WHAT THE EXERCISE ASKS: Could you repeat the records below exactly, leaving out any pictures?

DATA EXTRACT:
▼

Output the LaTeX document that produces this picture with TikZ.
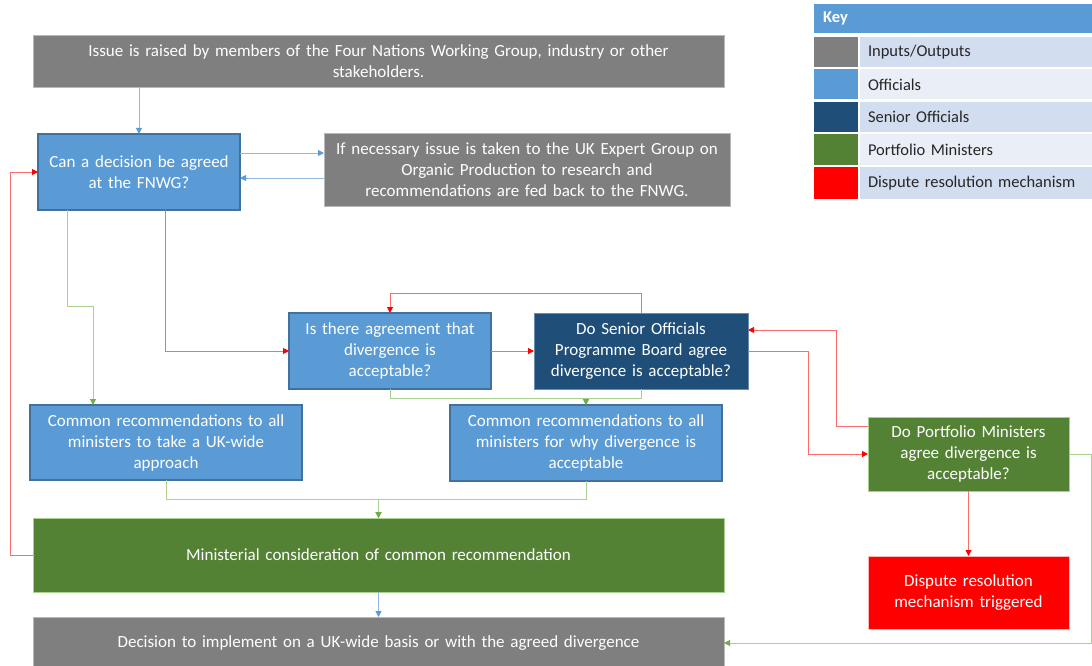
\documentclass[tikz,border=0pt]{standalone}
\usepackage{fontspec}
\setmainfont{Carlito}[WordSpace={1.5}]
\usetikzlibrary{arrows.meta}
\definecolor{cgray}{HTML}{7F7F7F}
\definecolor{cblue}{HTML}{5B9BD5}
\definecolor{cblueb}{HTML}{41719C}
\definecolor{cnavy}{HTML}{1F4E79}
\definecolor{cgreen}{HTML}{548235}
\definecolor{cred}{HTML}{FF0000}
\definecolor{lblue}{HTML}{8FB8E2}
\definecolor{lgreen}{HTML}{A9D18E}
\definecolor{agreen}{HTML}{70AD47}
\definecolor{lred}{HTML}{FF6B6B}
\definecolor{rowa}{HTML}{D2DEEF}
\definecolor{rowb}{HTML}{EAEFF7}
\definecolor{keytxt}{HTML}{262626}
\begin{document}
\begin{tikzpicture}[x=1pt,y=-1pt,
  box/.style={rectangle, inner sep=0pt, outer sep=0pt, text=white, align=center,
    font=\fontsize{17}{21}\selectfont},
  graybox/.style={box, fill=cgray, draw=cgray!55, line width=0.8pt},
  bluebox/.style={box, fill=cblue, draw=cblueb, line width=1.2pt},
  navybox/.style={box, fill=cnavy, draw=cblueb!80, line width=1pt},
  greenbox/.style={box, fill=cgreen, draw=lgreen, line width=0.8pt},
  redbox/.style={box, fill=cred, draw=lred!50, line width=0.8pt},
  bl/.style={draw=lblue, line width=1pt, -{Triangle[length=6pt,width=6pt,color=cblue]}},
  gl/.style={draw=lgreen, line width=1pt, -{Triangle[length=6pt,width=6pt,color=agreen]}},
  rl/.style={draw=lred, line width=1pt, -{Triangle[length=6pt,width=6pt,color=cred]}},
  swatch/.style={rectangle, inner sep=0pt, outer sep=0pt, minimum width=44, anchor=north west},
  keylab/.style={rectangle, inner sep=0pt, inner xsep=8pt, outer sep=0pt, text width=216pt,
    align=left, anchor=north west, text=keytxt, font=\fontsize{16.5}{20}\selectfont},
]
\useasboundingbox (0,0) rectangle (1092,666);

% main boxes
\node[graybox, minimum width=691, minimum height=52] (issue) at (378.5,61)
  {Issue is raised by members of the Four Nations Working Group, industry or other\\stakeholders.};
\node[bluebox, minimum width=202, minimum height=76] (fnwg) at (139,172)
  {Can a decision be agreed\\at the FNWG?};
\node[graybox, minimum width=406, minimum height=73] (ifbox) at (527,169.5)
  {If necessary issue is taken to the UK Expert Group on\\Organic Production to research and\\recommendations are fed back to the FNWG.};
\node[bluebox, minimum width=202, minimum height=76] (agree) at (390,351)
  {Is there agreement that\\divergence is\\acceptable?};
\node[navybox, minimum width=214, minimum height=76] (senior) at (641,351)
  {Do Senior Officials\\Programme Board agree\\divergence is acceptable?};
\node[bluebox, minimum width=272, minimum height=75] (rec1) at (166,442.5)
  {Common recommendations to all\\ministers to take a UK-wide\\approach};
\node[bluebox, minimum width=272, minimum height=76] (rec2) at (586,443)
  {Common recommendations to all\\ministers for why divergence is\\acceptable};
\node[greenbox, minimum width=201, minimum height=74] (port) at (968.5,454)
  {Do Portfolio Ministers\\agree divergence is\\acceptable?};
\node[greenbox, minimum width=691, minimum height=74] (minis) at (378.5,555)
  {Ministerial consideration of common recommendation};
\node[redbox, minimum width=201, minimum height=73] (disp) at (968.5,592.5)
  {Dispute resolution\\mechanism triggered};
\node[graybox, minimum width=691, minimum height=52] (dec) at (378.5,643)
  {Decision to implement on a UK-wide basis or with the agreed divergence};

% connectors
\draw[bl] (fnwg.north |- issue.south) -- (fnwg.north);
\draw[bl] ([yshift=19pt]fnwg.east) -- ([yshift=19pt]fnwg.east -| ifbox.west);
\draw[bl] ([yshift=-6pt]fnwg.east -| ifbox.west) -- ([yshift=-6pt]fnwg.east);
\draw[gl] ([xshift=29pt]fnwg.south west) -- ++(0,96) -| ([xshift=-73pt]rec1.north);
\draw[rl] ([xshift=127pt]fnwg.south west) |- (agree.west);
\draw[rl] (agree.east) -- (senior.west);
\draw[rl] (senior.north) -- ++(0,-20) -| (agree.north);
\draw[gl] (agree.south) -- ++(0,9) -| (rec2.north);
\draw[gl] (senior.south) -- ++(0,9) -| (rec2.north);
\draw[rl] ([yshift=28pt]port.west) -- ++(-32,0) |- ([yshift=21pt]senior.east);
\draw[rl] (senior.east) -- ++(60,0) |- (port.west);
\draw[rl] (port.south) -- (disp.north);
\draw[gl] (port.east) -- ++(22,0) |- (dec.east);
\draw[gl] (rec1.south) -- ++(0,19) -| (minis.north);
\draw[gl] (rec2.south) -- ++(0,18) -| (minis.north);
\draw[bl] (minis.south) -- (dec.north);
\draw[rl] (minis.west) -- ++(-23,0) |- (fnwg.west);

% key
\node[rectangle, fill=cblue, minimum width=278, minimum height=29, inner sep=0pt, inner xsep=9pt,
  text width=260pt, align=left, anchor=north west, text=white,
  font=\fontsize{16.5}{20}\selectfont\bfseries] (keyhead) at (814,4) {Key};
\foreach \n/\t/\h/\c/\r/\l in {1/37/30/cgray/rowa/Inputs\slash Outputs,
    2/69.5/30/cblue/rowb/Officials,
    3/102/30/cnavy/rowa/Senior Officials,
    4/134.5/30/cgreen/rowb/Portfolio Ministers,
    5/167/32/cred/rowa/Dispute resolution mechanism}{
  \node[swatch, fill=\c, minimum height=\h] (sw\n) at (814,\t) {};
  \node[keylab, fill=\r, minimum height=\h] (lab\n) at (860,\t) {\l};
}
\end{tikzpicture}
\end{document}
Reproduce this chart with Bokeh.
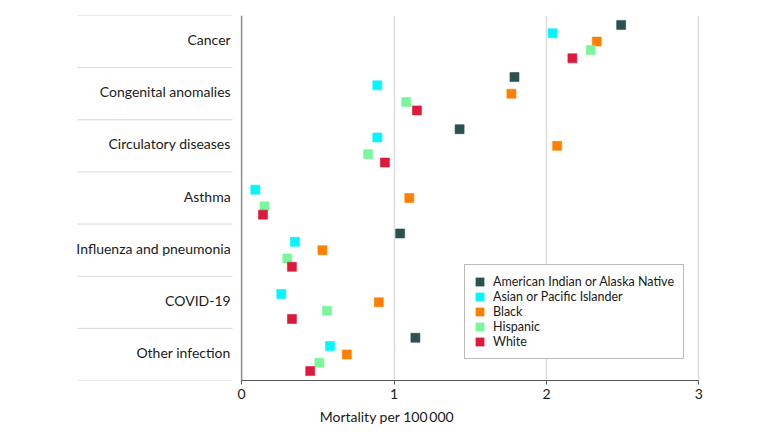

▲

WRITTEN ANSWER:
Output the LaTeX document that produces this picture with TikZ.
\documentclass[tikz,border=0pt]{standalone}
\usepackage{fontspec}
\setmainfont{Carlito}[WordSpace={1.5}]
\usetikzlibrary{arrows.meta}
\definecolor{cgray}{HTML}{7F7F7F}
\definecolor{cblue}{HTML}{5B9BD5}
\definecolor{cblueb}{HTML}{41719C}
\definecolor{cnavy}{HTML}{1F4E79}
\definecolor{cgreen}{HTML}{548235}
\definecolor{cred}{HTML}{FF0000}
\definecolor{lblue}{HTML}{8FB8E2}
\definecolor{lgreen}{HTML}{A9D18E}
\definecolor{agreen}{HTML}{70AD47}
\definecolor{lred}{HTML}{FF6B6B}
\definecolor{rowa}{HTML}{D2DEEF}
\definecolor{rowb}{HTML}{EAEFF7}
\definecolor{keytxt}{HTML}{262626}
\begin{document}
\begin{tikzpicture}[x=1pt,y=-1pt,
  box/.style={rectangle, inner sep=0pt, outer sep=0pt, text=white, align=center,
    font=\fontsize{17}{21}\selectfont},
  graybox/.style={box, fill=cgray, draw=cgray!55, line width=0.8pt},
  bluebox/.style={box, fill=cblue, draw=cblueb, line width=1.2pt},
  navybox/.style={box, fill=cnavy, draw=cblueb!80, line width=1pt},
  greenbox/.style={box, fill=cgreen, draw=lgreen, line width=0.8pt},
  redbox/.style={box, fill=cred, draw=lred!50, line width=0.8pt},
  bl/.style={draw=lblue, line width=1pt, -{Triangle[length=6pt,width=6pt,color=cblue]}},
  gl/.style={draw=lgreen, line width=1pt, -{Triangle[length=6pt,width=6pt,color=agreen]}},
  rl/.style={draw=lred, line width=1pt, -{Triangle[length=6pt,width=6pt,color=cred]}},
  swatch/.style={rectangle, inner sep=0pt, outer sep=0pt, minimum width=44, anchor=north west},
  keylab/.style={rectangle, inner sep=0pt, inner xsep=8pt, outer sep=0pt, text width=216pt,
    align=left, anchor=north west, text=keytxt, font=\fontsize{16.5}{20}\selectfont},
]
\useasboundingbox (0,0) rectangle (1092,666);

% main boxes
\node[graybox, minimum width=691, minimum height=52] (issue) at (378.5,61)
  {Issue is raised by members of the Four Nations Working Group, industry or other\\stakeholders.};
\node[bluebox, minimum width=202, minimum height=76] (fnwg) at (139,172)
  {Can a decision be agreed\\at the FNWG?};
\node[graybox, minimum width=406, minimum height=73] (ifbox) at (527,169.5)
  {If necessary issue is taken to the UK Expert Group on\\Organic Production to research and\\recommendations are fed back to the FNWG.};
\node[bluebox, minimum width=202, minimum height=76] (agree) at (390,351)
  {Is there agreement that\\divergence is\\acceptable?};
\node[navybox, minimum width=214, minimum height=76] (senior) at (641,351)
  {Do Senior Officials\\Programme Board agree\\divergence is acceptable?};
\node[bluebox, minimum width=272, minimum height=75] (rec1) at (166,442.5)
  {Common recommendations to all\\ministers to take a UK-wide\\approach};
\node[bluebox, minimum width=272, minimum height=76] (rec2) at (586,443)
  {Common recommendations to all\\ministers for why divergence is\\acceptable};
\node[greenbox, minimum width=201, minimum height=74] (port) at (968.5,454)
  {Do Portfolio Ministers\\agree divergence is\\acceptable?};
\node[greenbox, minimum width=691, minimum height=74] (minis) at (378.5,555)
  {Ministerial consideration of common recommendation};
\node[redbox, minimum width=201, minimum height=73] (disp) at (968.5,592.5)
  {Dispute resolution\\mechanism triggered};
\node[graybox, minimum width=691, minimum height=52] (dec) at (378.5,643)
  {Decision to implement on a UK-wide basis or with the agreed divergence};

% connectors
\draw[bl] (fnwg.north |- issue.south) -- (fnwg.north);
\draw[bl] ([yshift=19pt]fnwg.east) -- ([yshift=19pt]fnwg.east -| ifbox.west);
\draw[bl] ([yshift=-6pt]fnwg.east -| ifbox.west) -- ([yshift=-6pt]fnwg.east);
\draw[gl] ([xshift=29pt]fnwg.south west) -- ++(0,96) -| ([xshift=-73pt]rec1.north);
\draw[rl] ([xshift=127pt]fnwg.south west) |- (agree.west);
\draw[rl] (agree.east) -- (senior.west);
\draw[rl] (senior.north) -- ++(0,-20) -| (agree.north);
\draw[gl] (agree.south) -- ++(0,9) -| (rec2.north);
\draw[gl] (senior.south) -- ++(0,9) -| (rec2.north);
\draw[rl] ([yshift=28pt]port.west) -- ++(-32,0) |- ([yshift=21pt]senior.east);
\draw[rl] (senior.east) -- ++(60,0) |- (port.west);
\draw[rl] (port.south) -- (disp.north);
\draw[gl] (port.east) -- ++(22,0) |- (dec.east);
\draw[gl] (rec1.south) -- ++(0,19) -| (minis.north);
\draw[gl] (rec2.south) -- ++(0,18) -| (minis.north);
\draw[bl] (minis.south) -- (dec.north);
\draw[rl] (minis.west) -- ++(-23,0) |- (fnwg.west);

% key
\node[rectangle, fill=cblue, minimum width=278, minimum height=29, inner sep=0pt, inner xsep=9pt,
  text width=260pt, align=left, anchor=north west, text=white,
  font=\fontsize{16.5}{20}\selectfont\bfseries] (keyhead) at (814,4) {Key};
\foreach \n/\t/\h/\c/\r/\l in {1/37/30/cgray/rowa/Inputs\slash Outputs,
    2/69.5/30/cblue/rowb/Officials,
    3/102/30/cnavy/rowa/Senior Officials,
    4/134.5/30/cgreen/rowb/Portfolio Ministers,
    5/167/32/cred/rowa/Dispute resolution mechanism}{
  \node[swatch, fill=\c, minimum height=\h] (sw\n) at (814,\t) {};
  \node[keylab, fill=\r, minimum height=\h] (lab\n) at (860,\t) {\l};
}
\end{tikzpicture}
\end{document}
Reproduce this chart with Bokeh.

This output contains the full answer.